== Given information ==
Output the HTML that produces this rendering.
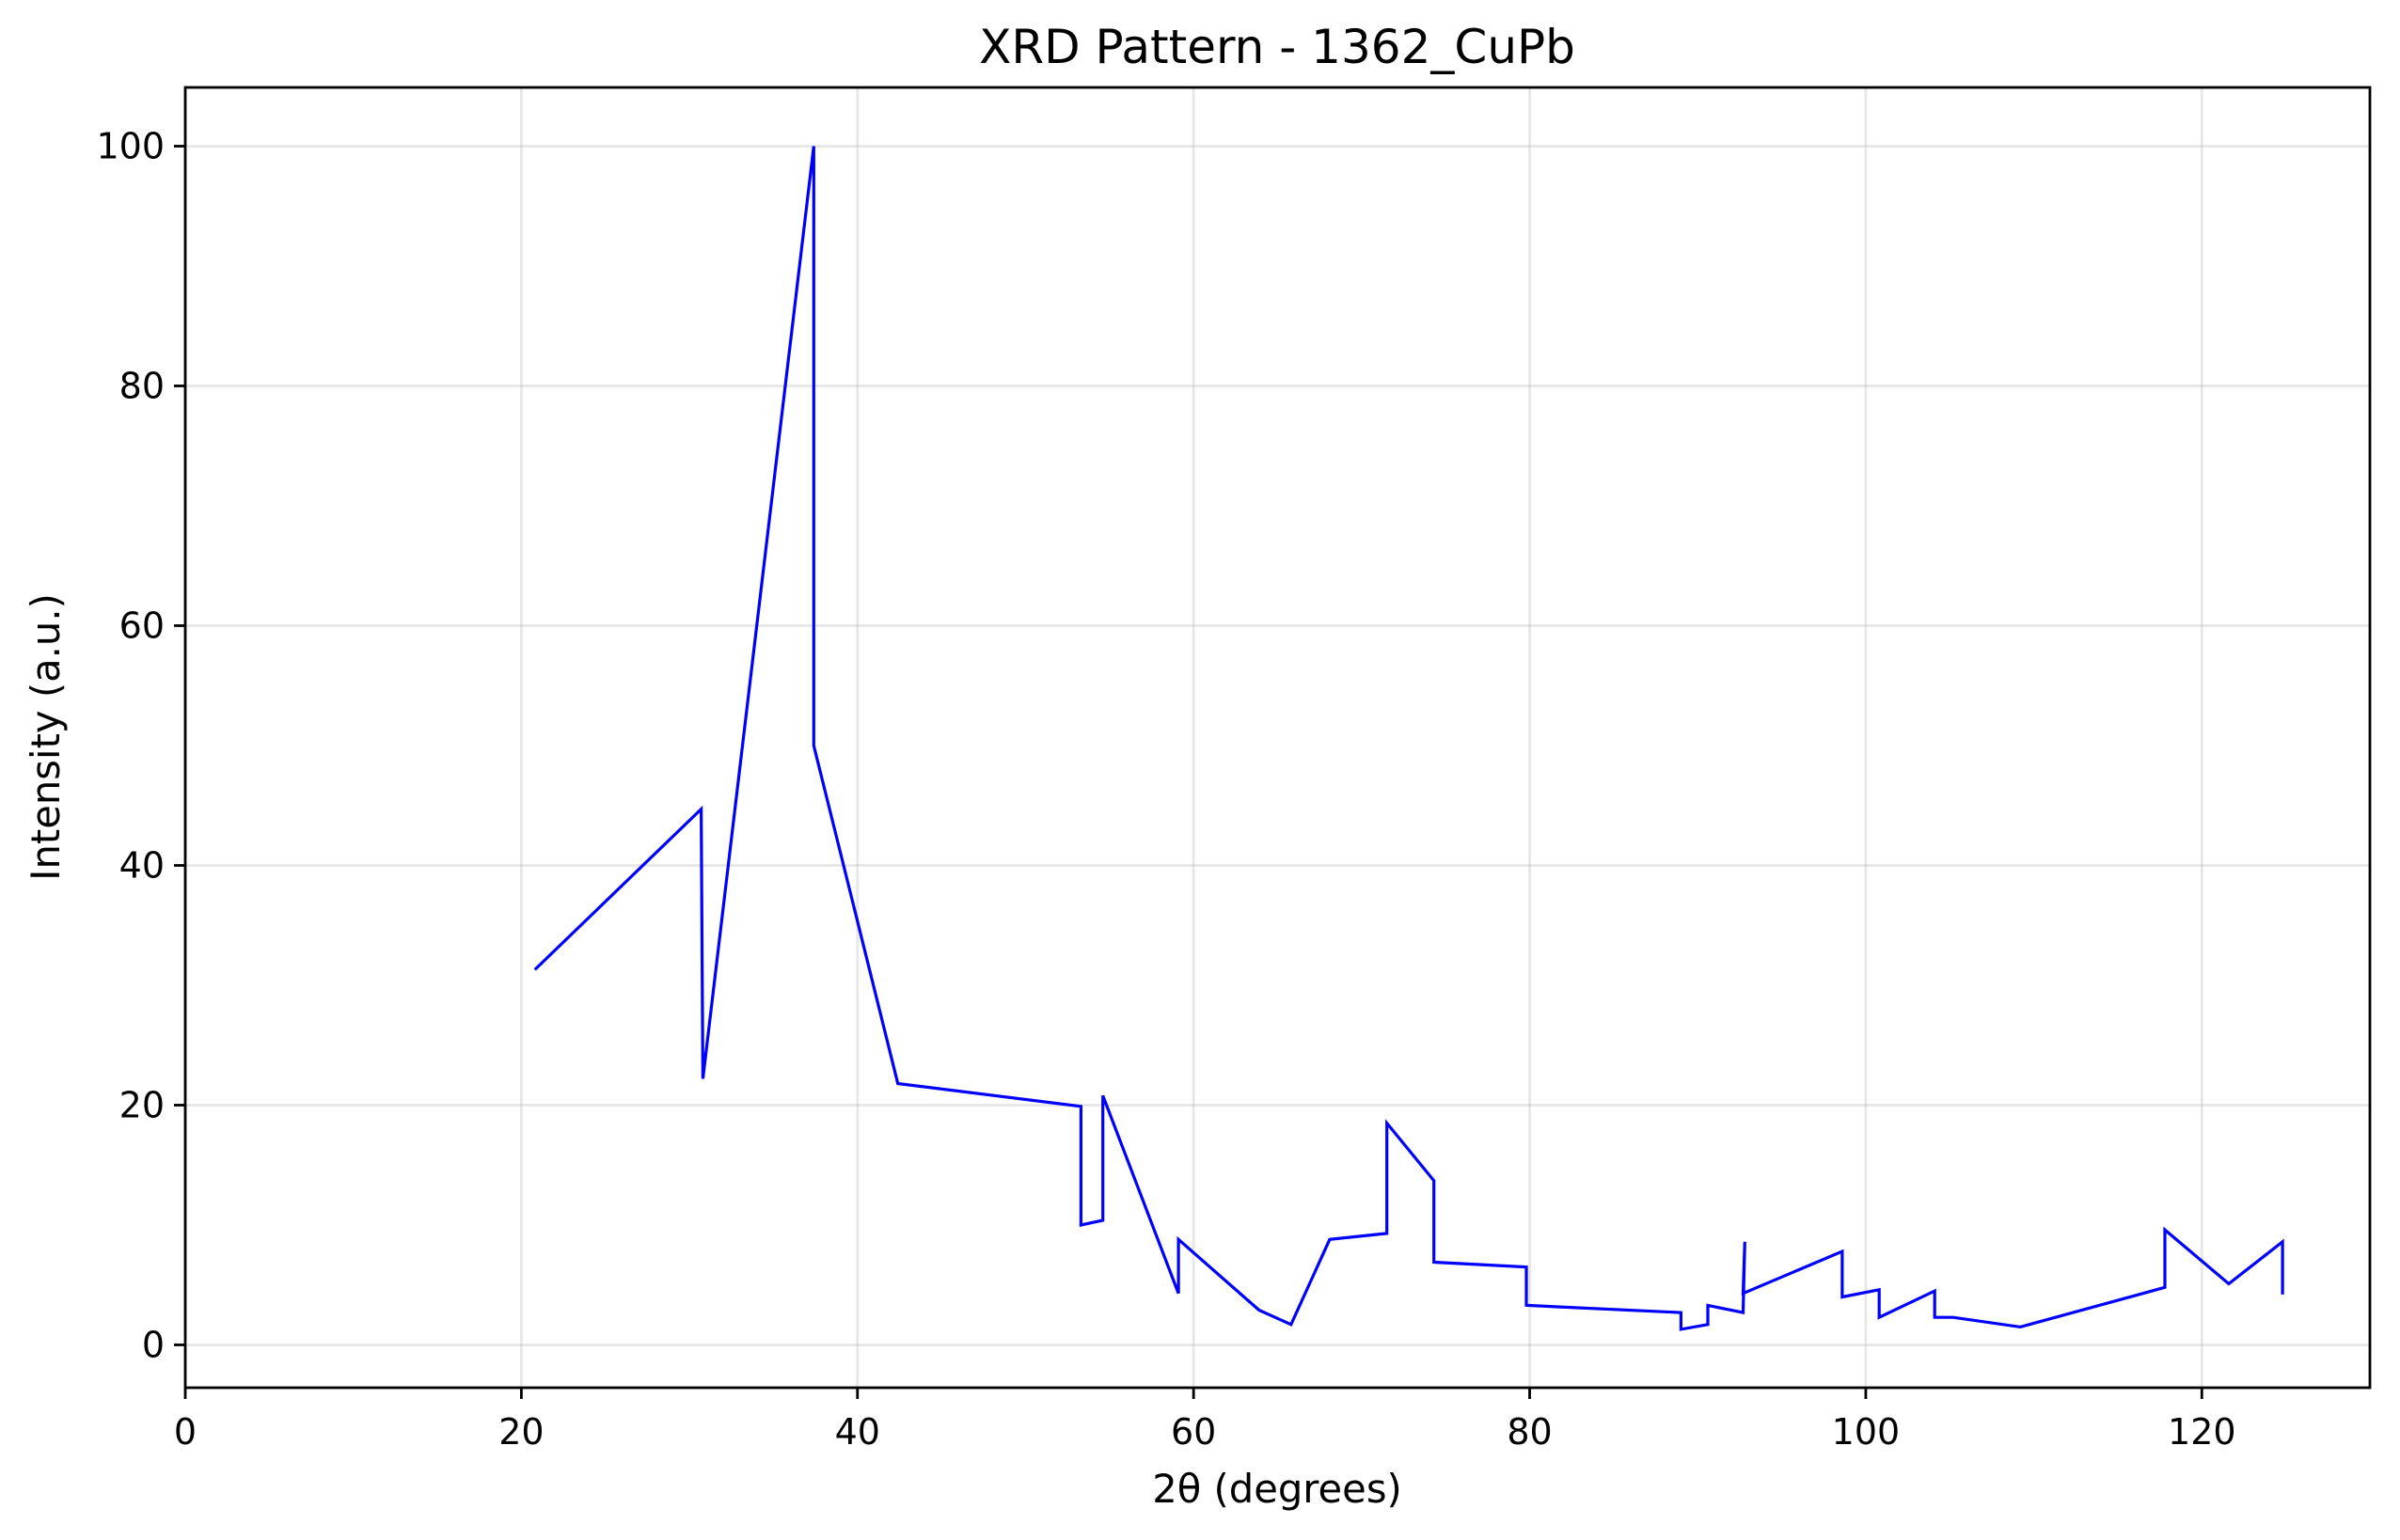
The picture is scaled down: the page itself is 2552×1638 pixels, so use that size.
<!DOCTYPE html>
<html><head><meta charset="utf-8"><style>
html,body{margin:0;padding:0;background:#fff;}
svg{display:block;font-family:"DejaVu Sans","Liberation Sans",sans-serif;}
</style></head><body>
<svg id="chart" width="2552" height="1638" viewBox="0 0 2552 1638">
<rect width="2552" height="1638" fill="#fff"/>
<text x="1358" y="67" font-size="50" text-anchor="middle">XRD Pattern - 1362_CuPb</text>
<text x="1358" y="1598" font-size="41.7" text-anchor="middle">2θ (degrees)</text>
<text x="0" y="0" font-size="41.7" text-anchor="middle" transform="translate(63,784) rotate(-90)">Intensity (a.u.)</text>
<g id="grid"></g>
<g id="series"></g>
<g id="axes"></g>
</svg>
<script>
const xs = [20.8,30.7,30.8,37.4,37.4,42.4,53.3,53.3,54.6,54.6,59.1,59.1,63.9,65.8,68.1,71.5,71.5,74.3,74.3,79.8,79.8,89.0,89.0,90.6,90.6,92.7,92.8,92.7,98.6,98.6,100.8,100.8,104.1,104.1,105.2,109.2,117.8,117.8,121.6,124.8,124.8];
const ys = [31.3,44.7,22.2,100,50,21.8,19.9,10.0,10.4,20.8,4.3,8.8,2.9,1.7,8.8,9.3,18.5,13.7,6.9,6.5,3.3,2.7,1.3,1.7,3.3,2.7,8.6,4.3,7.8,4.0,4.6,2.3,4.5,2.3,2.3,1.5,4.8,9.6,5.1,8.6,4.2];
const xTicks = [0,20,40,60,80,100,120];
const yTicks = [0,20,40,60,80,100];
const L=197,R=2520,T=93,B=1476;
const xMin=0,xMax=130,yMin=-3.57,yMax=104.9;
const sx=v=>L+(v-xMin)/(xMax-xMin)*(R-L);
const sy=v=>B-(v-yMin)/(yMax-yMin)*(B-T);
const NS='http://www.w3.org/2000/svg';
function mk(tag,attrs,parent){const e=document.createElementNS(NS,tag);for(const k in attrs)e.setAttribute(k,attrs[k]);parent.appendChild(e);return e;}
const grid=document.getElementById('grid'),axes=document.getElementById('axes'),series=document.getElementById('series');
xTicks.forEach(t=>{
  const g=mk('line',{x1:sx(t),x2:sx(t),y1:T,y2:B,stroke:'#b0b0b0','stroke-opacity':0.3,'stroke-width':2.8},grid);
  
  
  const tk=mk('line',{x1:sx(t),x2:sx(t),y1:B,y2:B+12,stroke:'#000','stroke-width':2.8},axes);
  
  
  const lb=mk('text',{x:sx(t),y:B+60,'font-size':38,'text-anchor':'middle'},axes);
  lb.textContent=t;
  
  
});
yTicks.forEach(t=>{
  const g=mk('line',{x1:L,x2:R,y1:sy(t),y2:sy(t),stroke:'#b0b0b0','stroke-opacity':0.3,'stroke-width':2.8},grid);
  
  
  const tk=mk('line',{x1:L-12,x2:L,y1:sy(t),y2:sy(t),stroke:'#000','stroke-width':2.8},axes);
  
  
  const lb=mk('text',{x:L-22,y:sy(t)+13,'font-size':38,'text-anchor':'end'},axes);
  lb.textContent=t;
  
  
});
const pts=xs.map((x,i)=>sx(x).toFixed(1)+','+sy(ys[i]).toFixed(1)).join(' ');
const pl=mk('polyline',{points:pts,fill:'none',stroke:'#0000ff','stroke-width':3.2,'stroke-linejoin':'miter'},series);


const fr=mk('rect',{x:L,y:T,width:R-L,height:B-T,fill:'none',stroke:'#000','stroke-width':2.8},axes);


</script>
</body></html>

== What this task involves ==
Exclude the images, then output the data above word for word.

== Expected answer ==
Output the HTML that produces this rendering.
The picture is scaled down: the page itself is 2552×1638 pixels, so use that size.
<!DOCTYPE html>
<html><head><meta charset="utf-8"><style>
html,body{margin:0;padding:0;background:#fff;}
svg{display:block;font-family:"DejaVu Sans","Liberation Sans",sans-serif;}
</style></head><body>
<svg id="chart" width="2552" height="1638" viewBox="0 0 2552 1638">
<rect width="2552" height="1638" fill="#fff"/>
<text x="1358" y="67" font-size="50" text-anchor="middle">XRD Pattern - 1362_CuPb</text>
<text x="1358" y="1598" font-size="41.7" text-anchor="middle">2θ (degrees)</text>
<text x="0" y="0" font-size="41.7" text-anchor="middle" transform="translate(63,784) rotate(-90)">Intensity (a.u.)</text>
<g id="grid"></g>
<g id="series"></g>
<g id="axes"></g>
</svg>
<script>
const xs = [20.8,30.7,30.8,37.4,37.4,42.4,53.3,53.3,54.6,54.6,59.1,59.1,63.9,65.8,68.1,71.5,71.5,74.3,74.3,79.8,79.8,89.0,89.0,90.6,90.6,92.7,92.8,92.7,98.6,98.6,100.8,100.8,104.1,104.1,105.2,109.2,117.8,117.8,121.6,124.8,124.8];
const ys = [31.3,44.7,22.2,100,50,21.8,19.9,10.0,10.4,20.8,4.3,8.8,2.9,1.7,8.8,9.3,18.5,13.7,6.9,6.5,3.3,2.7,1.3,1.7,3.3,2.7,8.6,4.3,7.8,4.0,4.6,2.3,4.5,2.3,2.3,1.5,4.8,9.6,5.1,8.6,4.2];
const xTicks = [0,20,40,60,80,100,120];
const yTicks = [0,20,40,60,80,100];
const L=197,R=2520,T=93,B=1476;
const xMin=0,xMax=130,yMin=-3.57,yMax=104.9;
const sx=v=>L+(v-xMin)/(xMax-xMin)*(R-L);
const sy=v=>B-(v-yMin)/(yMax-yMin)*(B-T);
const NS='http://www.w3.org/2000/svg';
function mk(tag,attrs,parent){const e=document.createElementNS(NS,tag);for(const k in attrs)e.setAttribute(k,attrs[k]);parent.appendChild(e);return e;}
const grid=document.getElementById('grid'),axes=document.getElementById('axes'),series=document.getElementById('series');
xTicks.forEach(t=>{
  const g=mk('line',{x1:sx(t),x2:sx(t),y1:T,y2:B,stroke:'#b0b0b0','stroke-opacity':0.3,'stroke-width':2.8},grid);
  
  
  const tk=mk('line',{x1:sx(t),x2:sx(t),y1:B,y2:B+12,stroke:'#000','stroke-width':2.8},axes);
  
  
  const lb=mk('text',{x:sx(t),y:B+60,'font-size':38,'text-anchor':'middle'},axes);
  lb.textContent=t;
  
  
});
yTicks.forEach(t=>{
  const g=mk('line',{x1:L,x2:R,y1:sy(t),y2:sy(t),stroke:'#b0b0b0','stroke-opacity':0.3,'stroke-width':2.8},grid);
  
  
  const tk=mk('line',{x1:L-12,x2:L,y1:sy(t),y2:sy(t),stroke:'#000','stroke-width':2.8},axes);
  
  
  const lb=mk('text',{x:L-22,y:sy(t)+13,'font-size':38,'text-anchor':'end'},axes);
  lb.textContent=t;
  
  
});
const pts=xs.map((x,i)=>sx(x).toFixed(1)+','+sy(ys[i]).toFixed(1)).join(' ');
const pl=mk('polyline',{points:pts,fill:'none',stroke:'#0000ff','stroke-width':3.2,'stroke-linejoin':'miter'},series);


const fr=mk('rect',{x:L,y:T,width:R-L,height:B-T,fill:'none',stroke:'#000','stroke-width':2.8},axes);


</script>
</body></html>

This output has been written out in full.